◆ Provided material
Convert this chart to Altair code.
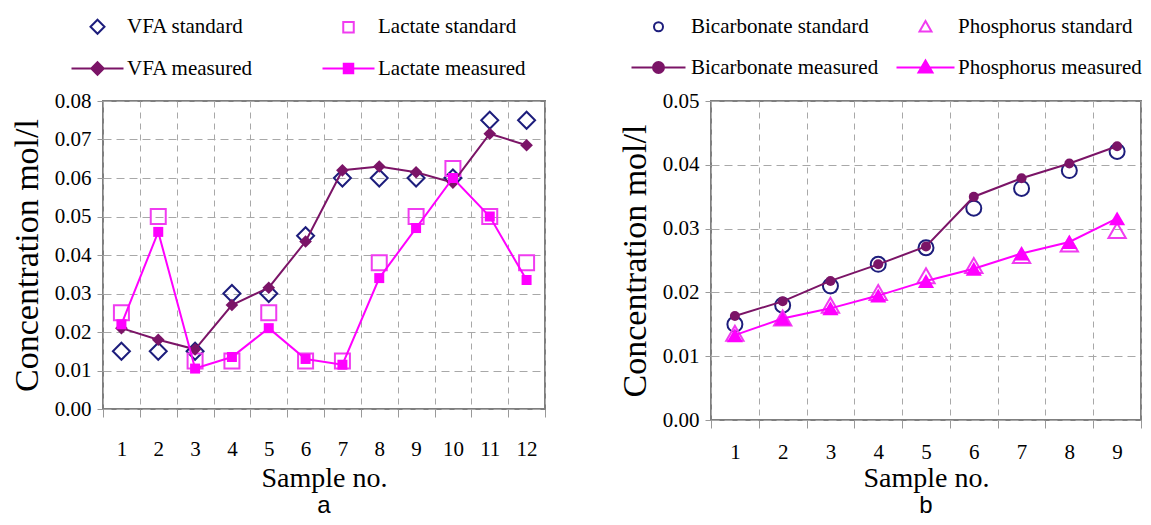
import altair as alt
import pandas as pd

# ---------------- data: panel a ----------------
samples_a = [1, 2, 3, 4, 5, 6, 7, 8, 9, 10, 11, 12]
vfa_standard = [0.015, 0.015, 0.015, 0.030, 0.030, 0.045, 0.060, 0.060, 0.060, 0.060, 0.075, 0.075]
vfa_measured = [0.021, 0.018, 0.0155, 0.027, 0.0315, 0.0435, 0.062, 0.063, 0.0615, 0.0588, 0.0715, 0.0685]
lactate_standard = [0.025, 0.050, 0.0125, 0.0125, 0.025, 0.0125, 0.0125, 0.038, 0.050, 0.0625, 0.050, 0.038]
lactate_measured = [0.022, 0.046, 0.0105, 0.0135, 0.021, 0.013, 0.0115, 0.034, 0.047, 0.060, 0.050, 0.0335]
series_a = ["VFA standard", "VFA measured", "Lactate standard", "Lactate measured"]

# ---------------- data: panel b ----------------
samples_b = [1, 2, 3, 4, 5, 6, 7, 8, 9]
bicarb_standard = [0.015, 0.018, 0.021, 0.0244, 0.027, 0.0332, 0.0363, 0.0391, 0.0421]
bicarb_measured = [0.0163, 0.0186, 0.0218, 0.0244, 0.0272, 0.035, 0.0379, 0.0402, 0.0429]
phos_standard = [0.0136, 0.016, 0.018, 0.020, 0.0226, 0.0242, 0.0258, 0.0276, 0.0297]
phos_measured = [0.0133, 0.0159, 0.0175, 0.0195, 0.0218, 0.0237, 0.0261, 0.0279, 0.0316]
series_b = ["Bicarbonate standard", "Bicarbonate measured", "Phosphorus standard", "Phosphorus measured"]

# axis tick values
yticks_a = [0.0, 0.01, 0.02, 0.03, 0.04, 0.05, 0.06, 0.07, 0.08]
yticks_b = [0.0, 0.01, 0.02, 0.03, 0.04, 0.05]
xticks_a = [0.5, 1, 1.5, 2, 2.5, 3, 3.5, 4, 4.5, 5, 5.5, 6, 6.5, 7, 7.5, 8, 8.5, 9, 9.5, 10, 10.5, 11, 11.5, 12, 12.5]
xticks_b = [0.5, 1, 1.5, 2, 2.5, 3, 3.5, 4, 4.5, 5, 5.5, 6, 6.5, 7, 7.5, 8, 8.5, 9, 9.5]

SERIF = "Liberation Serif"
NAVY = "#1d1d7c"
PURPLE = "#7b1467"
MAGENTA = "#ff00ff"
MAGENTA_STD = "#f03cf0"
GRID = "#a8a8a8"
TICK = "#999999"


def long_df(samples, names, arrays):
    rows = []
    for name, arr in zip(names, arrays):
        for s, v in zip(samples, arr):
            rows.append({"sample": s, "value": v, "series": name})
    return pd.DataFrame(rows)


df_a = long_df(samples_a, ["VFA standard", "VFA measured", "Lactate standard", "Lactate measured"],
               [vfa_standard, vfa_measured, lactate_standard, lactate_measured])
df_b = long_df(samples_b, ["Bicarbonate standard", "Bicarbonate measured", "Phosphorus standard", "Phosphorus measured"],
               [bicarb_standard, bicarb_measured, phos_standard, phos_measured])

HALF = "datum.value % 1 === 0"


def x_enc(n, ticks, label_pad, title_pad):
    return alt.X(
        "sample:Q",
        scale=alt.Scale(domain=[0.5, n + 0.5], nice=False, zero=False),
        axis=alt.Axis(
            values=ticks,
            labelExpr="datum.value % 1 === 0 ? '' + datum.value : ''",
            grid=True, gridDash=[6, 5], gridColor=GRID, gridWidth=1,
            gridOpacity={"condition": {"test": HALF, "value": 0}, "value": 1},
            ticks=True, tickColor=TICK, tickSize=8, tickWidth=1,
            tickOpacity={"condition": {"test": HALF, "value": 0}, "value": 1},
            domain=False,
            labelFont=SERIF, labelFontSize=21, labelColor="black",
            labelPadding=label_pad, labelOverlap=False, labelFlush=False,
            title="Sample no.", titleFont=SERIF, titleFontSize=28,
            titleFontWeight="normal", titleColor="black", titlePadding=title_pad,
        ),
    )


def y_enc(maxv, ticks):
    return alt.Y(
        "value:Q",
        scale=alt.Scale(domain=[0, maxv], nice=False, zero=True),
        axis=alt.Axis(
            values=ticks, format=".2f",
            grid=True, gridDash=[8, 5], gridColor=GRID, gridWidth=1,
            domain=False, tickColor=TICK, tickSize=6,
            labelFont=SERIF, labelFontSize=21, labelColor="black", labelPadding=6,
            title="Concentration mol/l", titleFont=SERIF, titleFontSize=34,
            titleFontWeight="normal", titleColor="black", titlePadding=10,
        ),
    )


def panel(df, order, strokes, fills, paths, std_specs, meas_specs, n, xticks, maxv, yticks,
          width, height, legend_kw, title, label_pad, xtitle_pad, title_offset):
    base = alt.Chart(df)
    X = x_enc(n, xticks, label_pad, xtitle_pad)
    Y = y_enc(maxv, yticks)
    leg = alt.Legend(**legend_kw)
    legend_layer = base.transform_filter("datum.sample < 0").mark_point(opacity=1, filled=False).encode(
        x=X, y=Y,
        shape=alt.Shape("series:N", scale=alt.Scale(domain=order, range=paths), legend=leg),
        color=alt.Color("series:N", scale=alt.Scale(domain=order, range=strokes), legend=leg),
        fill=alt.Fill("series:N", scale=alt.Scale(domain=order, range=fills), legend=leg),
    )
    layers = [legend_layer]
    for name, shape, size, color in std_specs:
        layers.append(
            base.transform_filter(alt.datum.series == name)
            .mark_point(shape=shape, size=size, filled=False, strokeWidth=2, color=color, opacity=1)
            .encode(x=X, y=Y)
        )
    for name, shape, size, color in meas_specs:
        sub = base.transform_filter(alt.datum.series == name)
        layers.append(sub.mark_line(color=color, strokeWidth=2).encode(x=X, y=Y))
        layers.append(
            sub.mark_point(shape=shape, size=size, filled=True, color=color, opacity=1).encode(x=X, y=Y)
        )
    return alt.layer(*layers).properties(
        width=width, height=height,
        title=alt.TitleParams(title, orient="bottom", anchor="middle", frame="group",
                              font="Liberation Sans", fontSize=24, fontWeight="normal",
                              color="black", offset=title_offset),
    )


def legend_params(lx, ly, colpad, laboff):
    return dict(orient="none", legendX=lx, legendY=ly, columns=2, title=None,
                labelFont=SERIF, labelFontSize=21, labelColor="black", labelLimit=400,
                symbolSize=100, symbolStrokeWidth=2, columnPadding=colpad, rowPadding=19,
                labelOffset=laboff)


paths_a = [
    "M0,-1.4L1.4,0L0,1.4L-1.4,0Z",
    "M-5.2,0L5.2,0M0,-1.25L1.25,0L0,1.25L-1.25,0Z",
    "M-1.05,-1.05L1.05,-1.05L1.05,1.05L-1.05,1.05Z",
    "M-5.2,0L5.2,0M-0.95,-0.95L0.95,-0.95L0.95,0.95L-0.95,0.95Z",
]
paths_b = [
    "M-0.9,0A0.9 0.9 0 1 0 0.9,0A0.9 0.9 0 1 0 -0.9,0Z",
    "M-5.4,0L5.4,0M-1.1,0A1.1 1.1 0 1 0 1.1,0A1.1 1.1 0 1 0 -1.1,0Z",
    "M0,-1.15L1.2,0.95L-1.2,0.95Z",
    "M-5.8,0L5.8,0M0,-1.4L1.4,1.0L-1.4,1.0Z",
]

left = panel(
    df_a, series_a,
    [NAVY, PURPLE, MAGENTA_STD, MAGENTA],
    ["white", PURPLE, "white", MAGENTA],
    paths_a,
    [("VFA standard", "diamond", 289, NAVY), ("Lactate standard", "square", 225, MAGENTA_STD)],
    [("VFA measured", "diamond", 160, PURPLE), ("Lactate measured", "square", 100, MAGENTA)],
    12, xticks_a, 0.08, yticks_a, 442, 308,
    legend_params(-16, -85, 64, 19), "a", 21, 5, 2,
)

right = panel(
    df_b, series_b,
    [NAVY, PURPLE, MAGENTA_STD, MAGENTA],
    ["white", PURPLE, "white", MAGENTA],
    paths_b,
    [("Bicarbonate standard", "circle", 225, NAVY), ("Phosphorus standard", "triangle-up", 300, MAGENTA_STD)],
    [("Bicarbonate measured", "circle", 100, PURPLE), ("Phosphorus measured", "triangle-up", 260, MAGENTA)],
    9, xticks_b, 0.05, yticks_b, 430, 319,
    legend_params(-63, -85, 13, 22), "b", 13, 2, 2,
)

chart = (
    alt.hconcat(left, right, spacing=70)
    .resolve_scale(color="independent", shape="independent", fill="independent")
    .resolve_legend(color="independent", shape="independent", fill="independent")
    .properties(padding={"left": 1, "top": 7, "right": 0, "bottom": 0})
    .configure(font=SERIF)
    .configure_view(stroke="#7f7f7f", strokeWidth=2)
)

chart.save("out.html", embed_options={"renderer": "svg", "actions": False})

◆ Stated exercise
Starting at the top of the listing above, reproduce each line up to and including the one with "import pandas as pd"; omit the pictures.

◆ Task output
Convert this chart to Altair code.
import altair as alt
import pandas as pd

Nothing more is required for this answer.